Goal -> Output the first line of the listing and each line after it, up to and including the line that contains "7.8, 6.2, 3.5]", exactly as written, minus the pictures.

Given data ->
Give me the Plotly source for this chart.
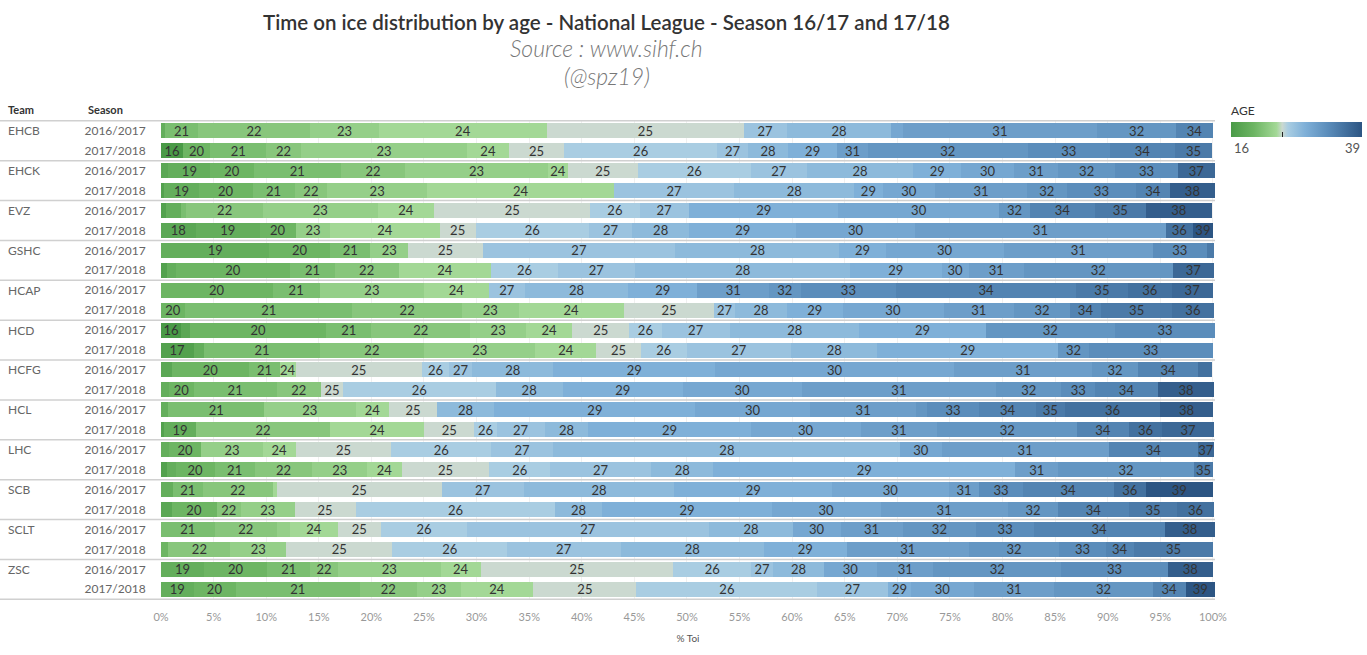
import plotly.graph_objs as go
from plotly.colors import sample_colorscale

# Teams and seasons (row order, top to bottom)
teams = ["EHCB", "EHCK", "EVZ", "GSHC", "HCAP", "HCD", "HCFG", "HCL", "LHC", "SCB", "SCLT", "ZSC"]
seasons = ["2016/2017", "2017/2018"]

# Age and % of time on ice per team / season
ehcb_1617_age = [19, 21, 22, 23, 24, 25, 27, 28, 30, 31, 32, 34]
ehcb_1617_toi = [0.4, 3.1, 10.7, 6.5, 16.0, 18.7, 4.1, 9.9, 1.1, 18.5, 7.5, 3.5]
ehcb_1718_age = [16, 20, 21, 22, 23, 24, 25, 26, 27, 28, 29, 31, 32, 33, 34, 35]
ehcb_1718_toi = [2.1, 2.6, 5.3, 3.3, 15.8, 4.0, 5.2, 14.6, 2.9, 3.8, 4.7, 2.9, 15.2, 7.8, 6.2, 3.5]

ehck_1617_age = [18, 19, 20, 21, 22, 23, 24, 25, 26, 27, 28, 29, 30, 31, 32, 33, 37]
ehck_1617_toi = [0.7, 4.0, 4.1, 8.3, 6.1, 13.6, 1.9, 6.6, 10.8, 5.3, 10.1, 4.6, 5.0, 4.2, 5.4, 6.0, 3.5]
ehck_1718_age = [17, 19, 20, 21, 22, 23, 24, 27, 28, 29, 30, 31, 32, 33, 34, 38]
ehck_1718_toi = [0.3, 3.3, 5.1, 4.0, 3.1, 9.5, 17.8, 11.4, 11.4, 2.7, 5.0, 8.7, 3.8, 6.6, 3.2, 4.3]

evz_1617_age = [17, 19, 21, 22, 23, 24, 25, 26, 27, 29, 30, 32, 34, 35, 38]
evz_1617_toi = [0.5, 1.4, 0.5, 7.3, 10.9, 5.4, 14.8, 4.7, 4.7, 14.2, 15.3, 2.9, 6.2, 4.8, 6.3]
evz_1718_age = [18, 19, 20, 23, 24, 25, 26, 27, 28, 29, 30, 31, 36, 39]
evz_1718_toi = [3.3, 6.1, 3.4, 3.3, 10.4, 3.4, 10.8, 4.1, 5.4, 10.2, 11.3, 23.8, 2.6, 1.9]

gshc_1617_age = [19, 20, 21, 23, 25, 27, 28, 29, 30, 31, 33, 35]
gshc_1617_toi = [10.3, 5.8, 3.8, 3.6, 7.1, 18.3, 15.6, 4.4, 11.2, 14.2, 5.1, 0.7]
gshc_1718_age = [17, 19, 20, 21, 22, 24, 26, 27, 28, 29, 30, 31, 32, 37]
gshc_1718_toi = [0.6, 0.8, 10.9, 4.2, 6.1, 8.8, 6.3, 7.4, 20.4, 8.7, 2.6, 5.2, 14.2, 3.9]

hcap_1617_age = [20, 21, 23, 24, 27, 28, 29, 31, 32, 33, 34, 35, 36, 37]
hcap_1617_toi = [10.6, 4.5, 9.9, 6.2, 3.4, 9.8, 6.6, 6.8, 3.0, 9.1, 17.1, 4.9, 4.2, 3.9]
hcap_1718_age = [20, 21, 22, 23, 24, 25, 27, 28, 29, 30, 31, 32, 34, 35, 36]
hcap_1718_toi = [2.3, 15.9, 10.4, 5.4, 10.0, 8.6, 2.0, 4.9, 5.3, 9.6, 6.7, 5.3, 3.0, 6.7, 4.0]

hcd_1617_age = [16, 18, 20, 21, 22, 23, 24, 25, 26, 27, 28, 29, 32, 33]
hcd_1617_toi = [1.9, 0.9, 12.9, 4.3, 9.4, 5.3, 4.4, 5.4, 3.1, 6.5, 12.3, 12.0, 12.3, 9.5]
hcd_1718_age = [17, 19, 21, 22, 23, 24, 25, 26, 27, 28, 29, 32, 33]
hcd_1718_toi = [3.1, 1.0, 11.0, 9.9, 10.6, 5.8, 4.2, 4.4, 9.9, 8.2, 17.2, 2.9, 11.8]

hcfg_1617_age = [18, 20, 21, 24, 25, 26, 27, 28, 29, 30, 31, 32, 34, 36]
hcfg_1617_toi = [1.0, 7.4, 2.9, 1.5, 12.0, 2.6, 2.2, 7.7, 15.4, 22.7, 13.1, 4.4, 5.7, 1.3]
hcfg_1718_age = [19, 20, 21, 22, 25, 26, 28, 29, 30, 31, 32, 33, 34, 38]
hcfg_1718_toi = [0.8, 2.3, 7.9, 4.2, 2.1, 14.5, 6.4, 11.4, 11.3, 18.5, 6.2, 3.2, 6.0, 5.3]

hcl_1617_age = [19, 21, 23, 24, 25, 28, 29, 30, 31, 32, 33, 34, 35, 36, 38]
hcl_1617_toi = [0.7, 9.1, 8.7, 3.2, 4.5, 5.5, 19.1, 10.9, 10.1, 1.0, 5.0, 5.4, 2.7, 9.1, 5.0]
hcl_1718_age = [17, 19, 22, 24, 25, 26, 27, 28, 29, 30, 31, 32, 34, 36, 37]
hcl_1718_toi = [0.3, 3.0, 12.8, 8.9, 4.8, 2.1, 4.6, 4.1, 15.5, 10.4, 7.3, 13.3, 4.9, 3.2, 4.9]

lhc_1617_age = [19, 20, 23, 24, 25, 26, 27, 28, 30, 31, 34, 37]
lhc_1617_toi = [0.8, 3.0, 5.9, 3.1, 9.1, 9.5, 5.9, 33.0, 3.9, 15.9, 8.5, 1.5]
lhc_1718_age = [17, 19, 20, 21, 22, 23, 24, 25, 26, 27, 28, 29, 31, 32, 35]
lhc_1718_toi = [0.6, 0.8, 3.7, 3.8, 5.5, 5.2, 3.3, 8.3, 5.8, 9.6, 5.9, 28.7, 4.1, 12.9, 1.8]

scb_1617_age = [19, 21, 22, 24, 25, 27, 28, 29, 30, 31, 33, 34, 36, 39]
scb_1617_toi = [1.1, 2.9, 6.6, 0.4, 15.7, 7.8, 14.3, 15.0, 11.1, 2.9, 4.1, 8.7, 3.0, 6.4]
scb_1718_age = [18, 20, 22, 23, 25, 26, 28, 29, 30, 31, 32, 34, 35, 36]
scb_1718_toi = [1.0, 4.3, 2.3, 5.1, 5.8, 19.0, 4.4, 16.2, 10.3, 12.1, 4.8, 6.7, 4.6, 3.5]

sclt_1617_age = [21, 22, 23, 24, 25, 26, 27, 28, 30, 31, 32, 33, 34, 38]
sclt_1617_toi = [5.1, 5.9, 1.3, 4.5, 4.1, 8.2, 23.0, 8.0, 4.5, 5.9, 7.0, 5.5, 12.4, 4.8]
sclt_1718_age = [20, 22, 23, 25, 26, 27, 28, 29, 31, 32, 33, 34, 35]
sclt_1718_toi = [0.7, 5.9, 5.3, 10.1, 10.9, 10.8, 13.6, 7.9, 11.6, 8.6, 4.4, 2.7, 7.5]

zsc_1617_age = [19, 20, 21, 22, 23, 24, 25, 26, 27, 28, 30, 31, 32, 33, 38]
zsc_1617_toi = [4.1, 6.0, 4.1, 2.6, 9.8, 3.8, 18.3, 7.4, 2.1, 4.8, 5.1, 5.3, 12.2, 10.1, 4.3]
zsc_1718_age = [19, 20, 21, 22, 23, 24, 25, 26, 27, 29, 30, 31, 32, 34, 39]
zsc_1718_toi = [3.1, 4.0, 11.8, 5.4, 4.2, 6.9, 9.8, 17.2, 6.7, 2.2, 6.0, 7.6, 9.4, 3.1, 2.8]

age_min, age_max = 16, 39

# One (ages, toi) pair per row, same order as teams x seasons
row_data = [
    (ehcb_1617_age, ehcb_1617_toi), (ehcb_1718_age, ehcb_1718_toi),
    (ehck_1617_age, ehck_1617_toi), (ehck_1718_age, ehck_1718_toi),
    (evz_1617_age, evz_1617_toi), (evz_1718_age, evz_1718_toi),
    (gshc_1617_age, gshc_1617_toi), (gshc_1718_age, gshc_1718_toi),
    (hcap_1617_age, hcap_1617_toi), (hcap_1718_age, hcap_1718_toi),
    (hcd_1617_age, hcd_1617_toi), (hcd_1718_age, hcd_1718_toi),
    (hcfg_1617_age, hcfg_1617_toi), (hcfg_1718_age, hcfg_1718_toi),
    (hcl_1617_age, hcl_1617_toi), (hcl_1718_age, hcl_1718_toi),
    (lhc_1617_age, lhc_1617_toi), (lhc_1718_age, lhc_1718_toi),
    (scb_1617_age, scb_1617_toi), (scb_1718_age, scb_1718_toi),
    (sclt_1617_age, sclt_1617_toi), (sclt_1718_age, sclt_1718_toi),
    (zsc_1617_age, zsc_1617_toi), (zsc_1718_age, zsc_1718_toi),
]
row_keys = [f"{t} {s}" for t in teams for s in seasons]
row_seasons = [s for t in teams for s in seasons]

# Green - grey - blue diverging scale (Tableau like)
age_scale = [
    [0.0, "#4a9a47"], [0.174, "#6db563"], [0.348, "#a3d896"], [0.391, "#cbd9d0"],
    [0.435, "#a9cde2"], [0.565, "#7fb0d8"], [0.739, "#5b8dbb"], [1.0, "#2c5583"],
]
min_label_share = 1.45  # segments narrower than this get no age label


def age_color(age):
    return sample_colorscale(age_scale, [(age - age_min) / (age_max - age_min)])[0]


fig = go.Figure()

# One trace per age so the segments stack in age order
for age in range(age_min, age_max + 1):
    xs, texts = [], []
    for ages, toi in row_data:
        if age in ages:
            share = toi[ages.index(age)]
            xs.append(share)
            texts.append(str(age) if share >= min_label_share else "")
        else:
            xs.append(None)
            texts.append("")
    if all(v is None for v in xs):
        continue
    fig.add_trace(go.Bar(
        y=row_keys,
        x=xs,
        orientation="h",
        marker=dict(color=age_color(age), line=dict(width=0)),
        text=texts,
        textposition="inside",
        insidetextanchor="middle",
        textangle=0,
        constraintext="none",
        textfont=dict(family="Lato", size=13, color="#333333"),
        name=str(age),
        showlegend=False,
        hovertemplate=f"Age: {age}   %{{y}}   %{{x:.1f}}%<extra></extra>",
    ))

# Dummy trace only to show the AGE colour legend
fig.add_trace(go.Scatter(
    x=[None], y=[None], mode="markers", showlegend=False, hoverinfo="skip",
    marker=dict(
        color=[age_min], cmin=age_min, cmax=age_max, colorscale=age_scale, showscale=True,
        colorbar=dict(
            orientation="h", x=(1231 - 161) / 1054, xanchor="left",
            y=(600 - 142) / 480, yanchor="bottom",
            len=131, lenmode="pixels", thickness=15, outlinewidth=0, xpad=0, ypad=0,
            tickvals=[25], ticks="inside", ticklen=5, tickcolor="#222222", showticklabels=False,
        ),
    ),
))

# Row separators between teams (extend under the row headers)
for i in range(len(teams) + 1):
    fig.add_shape(type="line", xref="paper", yref="y", x0=-161 / 1054, x1=1,
                  y0=2 * i - 0.5, y1=2 * i - 0.5, line=dict(color="#d0d0d0", width=1.5))

annotations = []
for i, team in enumerate(teams):
    annotations.append(dict(text=team, xref="paper", yref="y", x=-155 / 1054, y=row_keys[2 * i],
                            xanchor="left", yanchor="middle", showarrow=False,
                            font=dict(family="Lato", size=12, color="#666666")))


def page_note(text, x, y, size, color, xanchor="center", weight="normal"):
    # free text placed in paper coordinates (plot area: x 161-1215 px, y 120-600 px)
    return dict(text=text, xref="paper", yref="paper", x=x, y=y, xanchor=xanchor, yanchor="middle",
                showarrow=False, font=dict(family="Lato", size=size, color=color, weight=weight))


annotations += [
    page_note("Team", -155 / 1054, 1.021, 11, "#333333", "left", "bold"),
    page_note("Season", -75 / 1054, 1.021, 11, "#333333", "left", "bold"),
    page_note("Time on ice distribution by age - National League - Season 16/17 and 17/18",
              0.423, (600 - 22) / 480, 20.5, "#333333", weight=600),
    page_note("<i>Source : www.sihf.ch</i>", 0.423, (600 - 48) / 480, 23, "#777777", weight=300),
    page_note("<i>(@spz19)</i>", 0.423, (600 - 76) / 480, 23, "#777777", weight=300),
    page_note("AGE", (1229 - 161) / 1054, (600 - 111) / 480, 12, "#333333", "left"),
    page_note("16", (1232 - 161) / 1054, (600 - 148) / 480, 13, "#555555", "left"),
    page_note("39", (1362 - 161) / 1054, (600 - 148) / 480, 13, "#555555", "right"),
]

fig.update_layout(
    width=1367, height=655,
    margin=dict(l=161, r=152, t=120, b=55, autoexpand=False),
    barmode="stack",
    bargap=0.25,
    plot_bgcolor="white",
    paper_bgcolor="white",
    font=dict(family="Lato", color="#666666"),
    annotations=annotations,
    xaxis=dict(
        range=[0, 100.2], dtick=5, ticksuffix="%", showgrid=True, gridcolor="#f0f0f0",
        zeroline=False, tickfont=dict(size=11, color="#999999"),
        ticks="outside", ticklen=7, tickcolor="white",
        title=dict(text="% Toi", font=dict(size=10, color="#555555"), standoff=12),
        fixedrange=True,
    ),
    yaxis=dict(
        type="category", categoryorder="array", categoryarray=row_keys, autorange="reversed",
        tickvals=row_keys, ticktext=row_seasons, ticks="outside", ticklen=12, tickcolor="white",
        showgrid=False, zeroline=False, tickfont=dict(size=12, color="#666666"),
        fixedrange=True,
    ),
)

# page margin off so the 1367x655 figure sits at the window origin
fig.write_html("out.html", config={"displayModeBar": False},
               post_script="document.body.style.margin = '0';")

Result ->
Give me the Plotly source for this chart.
import plotly.graph_objs as go
from plotly.colors import sample_colorscale

# Teams and seasons (row order, top to bottom)
teams = ["EHCB", "EHCK", "EVZ", "GSHC", "HCAP", "HCD", "HCFG", "HCL", "LHC", "SCB", "SCLT", "ZSC"]
seasons = ["2016/2017", "2017/2018"]

# Age and % of time on ice per team / season
ehcb_1617_age = [19, 21, 22, 23, 24, 25, 27, 28, 30, 31, 32, 34]
ehcb_1617_toi = [0.4, 3.1, 10.7, 6.5, 16.0, 18.7, 4.1, 9.9, 1.1, 18.5, 7.5, 3.5]
ehcb_1718_age = [16, 20, 21, 22, 23, 24, 25, 26, 27, 28, 29, 31, 32, 33, 34, 35]
ehcb_1718_toi = [2.1, 2.6, 5.3, 3.3, 15.8, 4.0, 5.2, 14.6, 2.9, 3.8, 4.7, 2.9, 15.2, 7.8, 6.2, 3.5]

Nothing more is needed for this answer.